Rob Wiblin is the research director of 80000 Hours. His writings about philanthropy, economics, and life advice are read by thousands of people. Last week, Rob tweeted:
This tweet was read by 4 million people.
Let it not be said that I can’t take a hint. I’ve written extensively about philanthropy, economics and life advice, so it’s time I switched to writing about what really matters: Pokémon. Specifically, let’s answer the main question on the nation’s mind these days: how long will it take to, in fact, catch ’em all.
This isn’t a trifling matter to be addressed by guesstimating a few numbers and tossing them in an equation. In my quest for the ultimate pokemonumber I observed the best hunters, counted every single pokemon in my own deck, sourced the wisdom of the internet, estimated a Bayesian parametric model, programmed a simulation, and braved the stormy seas of GitHub for the first time so you can play with the program yourself. And of course, it all took twice as long as it should have because I frequently had to stop writing and go on a pokewalk in my neighborhood. All in the name of research.
The first thing we know about catching ’em all is that one guy out of the 20 million Americans with Pokemon Go on their phones has indeed done so, and that 19,999,999 still haven’t. It took Nick Johnson about 100-120 hours over two weeks to complete the American pokedex. That’s high but not uniquely so, there were probably several thousand people who played as many hours and Nick turned out to be the luckiest among them.
There’s a limit to how much we can extrapolate from a single data point, but it gives us a useful edge case: our simulation should catch ’em all in as little as 100 hours about once every several thousand tries.

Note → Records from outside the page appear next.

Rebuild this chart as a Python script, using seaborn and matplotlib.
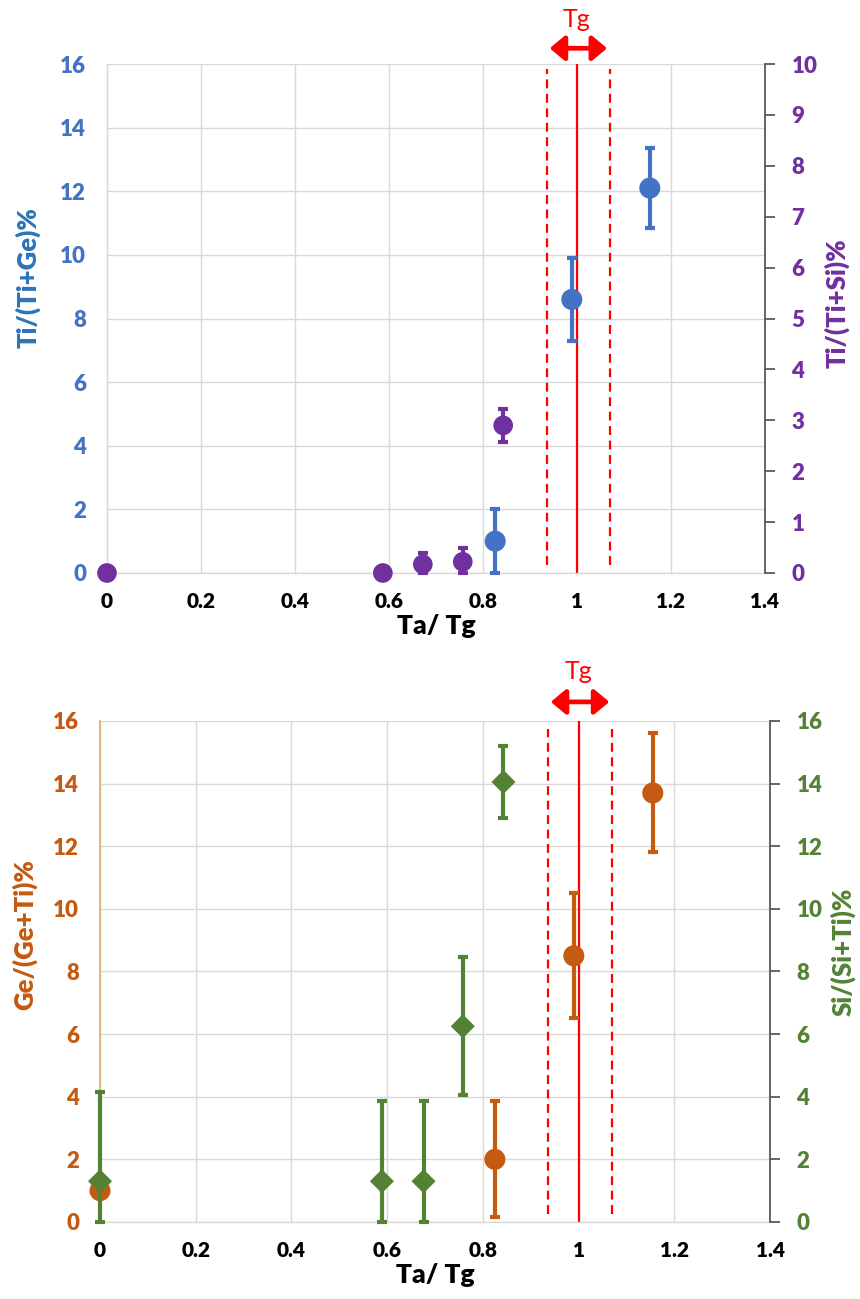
import matplotlib
matplotlib.use("Agg")
import matplotlib.pyplot as plt
import seaborn as sns
import numpy as np
from matplotlib.patches import FancyArrowPatch

sns.set_theme(style="white")
plt.rcParams["font.family"] = ["Lato", "DejaVu Sans"]
plt.rcParams["font.weight"] = "bold"

# ---- data: upper panel ----
ta_tige = [0.826, 0.989, 1.155]
ti_tige = [1.0, 8.6, 12.1]
ti_tige_err = [1.0, 1.3, 1.27]

ta_tisi = [0.0, 0.587, 0.672, 0.757, 0.843]
ti_tisi = [0.0, 0.0, 0.17, 0.22, 2.9]
ti_tisi_lo = [0.0, 0.0, 0.17, 0.22, 0.33]
ti_tisi_hi = [0.0, 0.0, 0.22, 0.27, 0.33]

# ---- data: lower panel ----
ta_gegeti = [0.0, 0.825, 0.99, 1.155]
ge_geti = [1.0, 2.0, 8.5, 13.7]
ge_geti_err = [0.0, 1.85, 2.0, 1.9]

ta_sisiti = [0.0, 0.589, 0.676, 0.758, 0.843]
si_siti = [1.3, 1.3, 1.3, 6.25, 14.05]
si_siti_lo = [1.3, 1.3, 1.3, 2.2, 1.15]
si_siti_hi = [2.85, 2.55, 2.55, 2.2, 1.15]

x_ticks = [0, 0.2, 0.4, 0.6, 0.8, 1.0, 1.2, 1.4]
x_ticklabels = ["0", "0.2", "0.4", "0.6", "0.8", "1", "1.2", "1.4"]
tg_center, tg_low, tg_high = 1.0, 0.936, 1.07

BLUE = "#4472C4"
BLUE_LABEL = "#2E75B6"
PURPLE = "#7030A0"
ORANGE = "#C55A11"
GREEN = "#548235"
RED = "#FF0000"
GRID = "#D9D9D9"
W = "heavy"

fig = plt.figure(figsize=(8.6, 12.99), dpi=100)


def style_panel(ax, axr, left_color, right_color, left_label, right_label,
                right_ticks, right_lim, left_spine_color, label_color,
                left_pos, right_pos):
    ax.set_xlim(0, 1.4)
    ax.set_ylim(0, 16)
    ax.set_xticks(x_ticks)
    ax.set_xticklabels(x_ticklabels)
    ax.set_yticks(np.arange(0, 17, 2))
    ax.grid(True, color=GRID, lw=1)
    ax.set_axisbelow(True)
    for s in ["top", "right"]:
        ax.spines[s].set_visible(False)
    ax.spines["left"].set_color(left_spine_color)
    ax.spines["bottom"].set_color(GRID)
    ax.spines["left"].set_linewidth(1)
    ax.spines["bottom"].set_linewidth(1)
    ax.tick_params(axis="y", length=0, pad=15, labelsize=16, labelcolor=left_color)
    ax.tick_params(axis="x", length=0, pad=14, labelsize=15, labelcolor="black")
    for t in ax.get_xticklabels() + ax.get_yticklabels():
        t.set_fontweight(W)
    ax.set_xlabel("Ta/ Tg", fontsize=19, fontweight=W, color="black", labelpad=2)
    ax.set_ylabel(left_label, fontsize=18.5, fontweight=W, color=label_color)
    ax.yaxis.set_label_coords(*left_pos)
    ax.yaxis.label.set_va("center")

    axr.set_ylim(*right_lim)
    axr.set_yticks(right_ticks)
    for s in ["top", "left", "bottom"]:
        axr.spines[s].set_visible(False)
    axr.spines["right"].set_color("#595959")
    axr.spines["right"].set_linewidth(1.3)
    axr.tick_params(axis="y", direction="out", length=7, width=1.3, color="#595959",
                    pad=12, labelsize=16, labelcolor=right_color, right=True)
    for t in axr.get_yticklabels():
        t.set_fontweight(W)
    axr.set_ylabel(right_label, fontsize=18.5, fontweight=W, color=right_color,
                   rotation=90)
    axr.yaxis.set_label_coords(*right_pos)
    axr.yaxis.label.set_va("center")
    axr.grid(False)


def tg_marker(ax, arrow_y, text_y, dash_top):
    ax.axvline(tg_center, color=RED, lw=1.6, zorder=1)
    for xv in (tg_low, tg_high):
        ax.plot([xv, xv], [0.25, dash_top], color=RED, lw=1.6, ls=(0, (4, 2.5)),
                zorder=1)
    arr = FancyArrowPatch((tg_low, arrow_y), (tg_high, arrow_y),
                          transform=ax.get_xaxis_transform(),
                          arrowstyle="<|-|>,head_length=0.6,head_width=0.5",
                          mutation_scale=15, lw=3.4, color=RED, clip_on=False)
    ax.add_patch(arr)
    ax.text(tg_center, text_y, "Tg", transform=ax.get_xaxis_transform(),
            ha="center", va="center", color=RED, fontsize=18, fontweight="normal")


# ---- upper panel ----
ax1 = fig.add_axes([0.1244, 0.5589, 0.7651, 0.3918])
ax1r = ax1.twinx()
style_panel(ax1, ax1r, BLUE, PURPLE, "Ti/(Ti+Ge)%", "Ti/(Ti+Si)%",
            list(range(0, 11)), (0, 10), GRID, BLUE_LABEL,
            (-0.12, 0.58), (1.109, 0.53))
tg_marker(ax1, 1.031, 1.087, 15.85)

ax1.errorbar(ta_tige, ti_tige, yerr=ti_tige_err, fmt="none", ecolor=BLUE,
             elinewidth=3, capsize=3.5, capthick=3, zorder=3, clip_on=False)
sns.scatterplot(x=ta_tige, y=ti_tige, ax=ax1, color=BLUE, s=230,
                edgecolor="none", zorder=4, clip_on=False, legend=False)

ax1r.errorbar(ta_tisi, ti_tisi, yerr=[ti_tisi_lo, ti_tisi_hi], fmt="none",
              ecolor=PURPLE, elinewidth=3, capsize=3.5, capthick=3, zorder=3,
              clip_on=False)
sns.scatterplot(x=ta_tisi, y=ti_tisi, ax=ax1r, color=PURPLE, s=200,
                edgecolor="none", zorder=4, clip_on=False, legend=False)
ax1r.set_xlim(0, 1.4)

# ---- lower panel ----
ax2 = fig.add_axes([0.1163, 0.0593, 0.7791, 0.3857])
ax2r = ax2.twinx()
style_panel(ax2, ax2r, ORANGE, GREEN, "Ge/(Ge+Ti)%", "Si/(Si+Ti)%",
            list(range(0, 17, 2)), (0, 16), "#E0B87A", ORANGE,
            (-0.112, 0.573), (1.109, 0.539))
ax2.spines["left"].set_linewidth(1.5)
tg_marker(ax2, 1.038, 1.098, 15.75)

ax2.errorbar(ta_gegeti, ge_geti, yerr=ge_geti_err, fmt="none", ecolor=ORANGE,
             elinewidth=3, capsize=3.5, capthick=3, zorder=3, clip_on=False)
sns.scatterplot(x=ta_gegeti, y=ge_geti, ax=ax2, color=ORANGE, s=230,
                edgecolor="none", zorder=4, clip_on=False, legend=False)

ax2r.errorbar(ta_sisiti, si_siti, yerr=[si_siti_lo, si_siti_hi], fmt="none",
              ecolor=GREEN, elinewidth=3, capsize=3.5, capthick=3, zorder=3,
              clip_on=False)
sns.scatterplot(x=ta_sisiti, y=si_siti, ax=ax2r, color=GREEN, marker="D", s=150,
                edgecolor="none", zorder=4, clip_on=False, legend=False)
ax2r.set_xlim(0, 1.4)

fig.savefig("out.png", dpi=100, facecolor="white")
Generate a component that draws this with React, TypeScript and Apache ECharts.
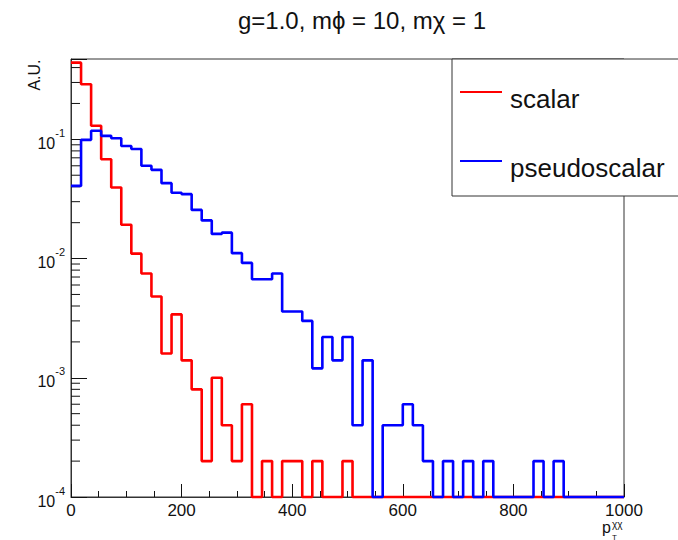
import React, { useEffect, useRef } from "react";
import * as echarts from "echarts";

// Histogram definition: 55 bins between 0 and 1000
const X_MIN = 0;
const X_MAX = 1000;
const N_BINS = 55;

// Bin contents (A.U.); 0 = empty bin
const scalarValues = [
  0.44, 0.29, 0.13, 0.068, 0.0394, 0.0192, 0.011, 0.0075, 0.0048, 0.0016,
  0.0034, 0.0014, 0.0008, 0.0002, 0.001, 0.0004, 0.0002, 0.0006, 0, 0.0002,
  0, 0.0002, 0.0002, 0, 0.0002, 0, 0, 0.0002, 0, 0,
  0, 0, 0, 0, 0, 0, 0, 0, 0, 0,
  0, 0, 0, 0, 0, 0, 0, 0, 0, 0,
  0, 0, 0, 0, 0,
];
const pseudoscalarValues = [
  0.0407, 0.099, 0.118, 0.107, 0.102, 0.088, 0.083, 0.06, 0.0555, 0.0429,
  0.0357, 0.0347, 0.0256, 0.0209, 0.0161, 0.0165, 0.0111, 0.0092, 0.0067, 0.0067,
  0.0075, 0.0036, 0.0036, 0.003, 0.0012, 0.0022, 0.0014, 0.0022, 0.0004, 0.0014,
  0, 0.0004, 0.0004, 0.0006, 0.0004, 0.0002, 0, 0.0002, 0, 0.0002,
  0, 0.0002, 0, 0, 0, 0, 0.0002, 0, 0.0002, 0,
  0, 0, 0, 0, 0,
];

const Y_MIN = 1e-4;
const Y_MAX = 0.472;
const xTickLabels = ["0", "200", "400", "600", "800", "1000"];
const yDecades = [-4, -3, -2, -1];

const seriesNames = ["scalar", "pseudoscalar"];
const seriesColors = ["#ff0000", "#0000ff"];

const FONT = "Liberation Sans, Arial, Helvetica, sans-serif";

function buildStepData(values: number[]) {
  const w = (X_MAX - X_MIN) / N_BINS;
  const pts: [number, number][] = values.map((v, i) => [X_MIN + i * w, v > 0 ? v : Y_MIN]);
  const last = values[values.length - 1];
  pts.push([X_MAX, last > 0 ? last : Y_MIN]);
  return pts;
}

function buildMinorTicks() {
  const ticks: number[] = [];
  for (let e = -4; e <= 0; e++) {
    for (let m = 2; m <= 9; m++) {
      const v = m * Math.pow(10, e);
      if (v < Y_MAX) ticks.push(v);
    }
  }
  return ticks;
}

export default function App() {
  const ref = useRef<HTMLDivElement>(null);
  useEffect(() => {
    if (!ref.current) return;
    const chart = echarts.init(ref.current, null, { renderer: "svg" });
    const axisColor = "#333";
    const minor = buildMinorTicks();
    const option: any = {
      animation: false,
      backgroundColor: "#ffffff",
      textStyle: { fontFamily: FONT },
      title: {
        text: "g=1.0, m\u03d5 = 10, m\u03c7 = 1",
        left: 357,
        top: 3,
        textAlign: "center",
        textStyle: { fontSize: 24, fontWeight: "normal", color: "#111", fontFamily: FONT },
      },
      grid: {
        left: 71,
        right: 54,
        top: 59,
        bottom: 43,
        show: true,
        borderColor: axisColor,
        borderWidth: 1,
        backgroundColor: "transparent",
      },
      xAxis: {
        type: "value",
        min: X_MIN,
        max: X_MAX,
        interval: 200,
        axisLine: { show: true, lineStyle: { color: axisColor, width: 1 } },
        axisTick: { show: true, inside: true, length: 13, lineStyle: { color: "#111" } },
        minorTick: { show: true, splitNumber: 4, length: 6, lineStyle: { color: "#111" } },
        splitLine: { show: false },
        axisLabel: {
          fontSize: 17,
          lineHeight: 15,
          color: "#111",
          margin: 6,
          fontFamily: FONT,
          formatter: (v: number) => {
            const idx = Math.round(v / 200);
            return xTickLabels[idx] ?? "";
          },
        },
      },
      yAxis: {
        type: "log",
        logBase: 10,
        min: Y_MIN,
        max: Y_MAX,
        axisLine: { show: true, lineStyle: { color: axisColor, width: 1 } },
        axisTick: { show: true, inside: true, length: 16, lineStyle: { color: "#111" } },
        splitLine: { show: false },
        axisLabel: {
          margin: 6,
          color: "#111",
          fontFamily: FONT,
          formatter: (v: number) => {
            const l = Math.log10(v);
            const e = Math.round(l);
            if (Math.abs(l - e) > 0.01 || yDecades.indexOf(e) < 0) return "";
            return "{b|10}{s|" + e + "}";
          },
          rich: {
            b: { fontSize: 16, color: "#111", fontFamily: FONT, verticalAlign: "bottom", lineHeight: 24 },
            s: { fontSize: 11, color: "#111", fontFamily: FONT, verticalAlign: "top", lineHeight: 24 },
          },
        },
      },
      series: [
        {
          type: "custom",
          silent: true,
          clip: false,
          data: minor.map((v) => [X_MIN, v]),
          renderItem: (_p: any, api: any) => {
            const pt = api.coord([api.value(0), api.value(1)]);
            return {
              type: "line",
              shape: { x1: pt[0], y1: pt[1], x2: pt[0] + 9, y2: pt[1] },
              style: { stroke: "#111", lineWidth: 1 },
            };
          },
          z: 1,
        },
        {
          name: seriesNames[0],
          type: "line",
          step: "end",
          showSymbol: false,
          clip: false,
          data: buildStepData(scalarValues),
          lineStyle: { color: seriesColors[0], width: 2.6 },
          itemStyle: { color: seriesColors[0] },
          z: 3,
        },
        {
          name: seriesNames[1],
          type: "line",
          step: "end",
          showSymbol: false,
          clip: false,
          data: buildStepData(pseudoscalarValues),
          lineStyle: { color: seriesColors[1], width: 2.6 },
          itemStyle: { color: seriesColors[1] },
          z: 4,
        },
      ],
      graphic: [
        {
          type: "text",
          x: 34,
          y: 75,
          rotation: Math.PI / 2,
          style: {
            text: "A.U.",
            fontSize: 16,
            fontFamily: FONT,
            fill: "#111",
            align: "center",
            verticalAlign: "middle",
          },
        },
        {
          type: "text",
          x: 602,
          y: 527,
          style: { text: "p", fontSize: 16, fontFamily: FONT, fill: "#111", align: "left", verticalAlign: "middle" },
        },
        {
          type: "text",
          x: 612,
          y: 524,
          style: { text: "\u03c7\u03c7", fontSize: 10, fontFamily: FONT, fill: "#111", align: "left", verticalAlign: "middle" },
        },
        {
          type: "text",
          x: 612,
          y: 537,
          style: { text: "T", fontSize: 8, fontFamily: FONT, fill: "#111", align: "left", verticalAlign: "middle" },
        },
        {
          type: "group",
          z: 100,
          children: [
            {
              type: "rect",
              shape: { x: 452, y: 59, width: 240, height: 137 },
              style: { fill: "#ffffff", stroke: axisColor, lineWidth: 1 },
            },
            {
              type: "line",
              shape: { x1: 460, y1: 92, x2: 502, y2: 92 },
              style: { stroke: seriesColors[0], lineWidth: 2 },
            },
            {
              type: "text",
              x: 510,
              y: 99,
              style: { text: seriesNames[0], fontSize: 26, fontFamily: FONT, fill: "#111", align: "left", verticalAlign: "middle" },
            },
            {
              type: "line",
              shape: { x1: 460, y1: 161, x2: 502, y2: 161 },
              style: { stroke: seriesColors[1], lineWidth: 2 },
            },
            {
              type: "text",
              x: 510,
              y: 168,
              style: { text: seriesNames[1], fontSize: 26, fontFamily: FONT, fill: "#111", align: "left", verticalAlign: "middle" },
            },
          ],
        },
      ],
    };
    chart.setOption(option);
    return () => chart.dispose();
  }, []);
  return (
    <div
      ref={ref}
      style={{ position: "fixed", left: 0, top: 0, width: 678, height: 540, background: "#fff" }}
    />
  );
}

The average result should be in the order of magnitude of several hundred hours.
To get better detail, I looked at my own play two weeks after installing the app. IGN’s wiki informs us that Pokemon Go uses 4-8 MB of cellular data per hour. I’m using LTE so my own usage is probably on the high end, let’s say 7 MB/hr. I think I play for about an hour a day so my Pokemon data usage should be around 100 MB for 14 hours of play.
Holy crap this game is hard to put down! Ok, so that makes it 30 hours of play. During these 30 hours I have captured 502 pokemon, but I ignore about every third pokemon I see so that means that I’ve seen around 753, or 25 pokemon sightings per hour of play.
The next thing to figure out is the rarity of each specific pokemon. Here’s the best chart the internet currently has to offer:
This is a really useful chart, but there are three things missing from it:
- It only has one pokemon from each of the 69 evolutionary lines (66 that are available on each continent). I couldn’t find information on the chances of seeing an evolved pokemon, so we’ll start by estimating how long it will take to catch one pokemon in each genus and extrapolate from there.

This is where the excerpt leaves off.